4 - About this, read the essays About the etymology of Tarot and Taroch: nulla latina ratione. Alione who sided with the French, responded to a Maccheronea by Bassano Mantovano, of opposite political tendencies from his, with a work of his own, entitled Macarronea contra Macarroneam Bassani.
5 -  About this, read the essay Farsa Satyra Morale.
6 - Scholars of the ancient Asti dialect to whom we have sent the text, have informed us of the enormous difficulties found in the translation of the works by Alione.

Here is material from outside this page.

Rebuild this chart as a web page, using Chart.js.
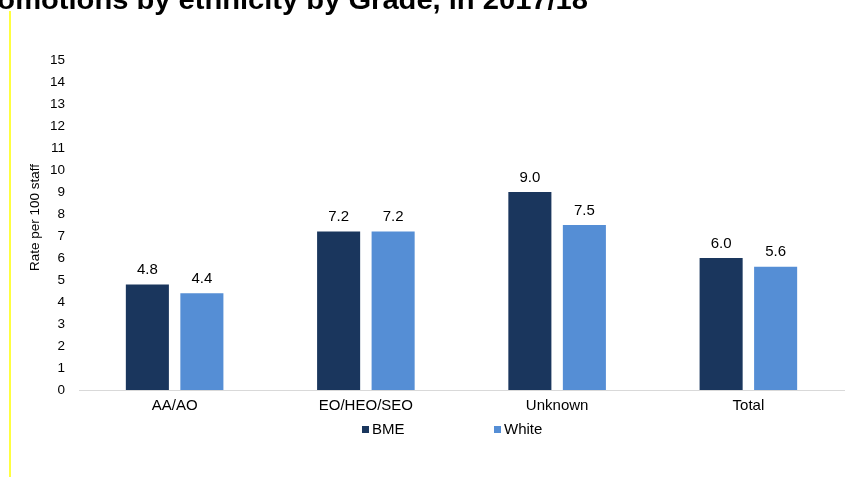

7  - The translation of this strophe is due to the kindness of Doctor Donatella Gnetti, Director of the Biblioteca Astense.
8 - About Aristotle and Phyllis see the iconological essay Temperance.
- Work quoted in the text, Libreria Antiquaria Palmaverde, Bologna, 1953.
10 - The communication of this information is due to the courtesy of Doctor Alvina Malerba, Director of the Centro Studi Piemontesi (Piedmont Study Centre) of Turin.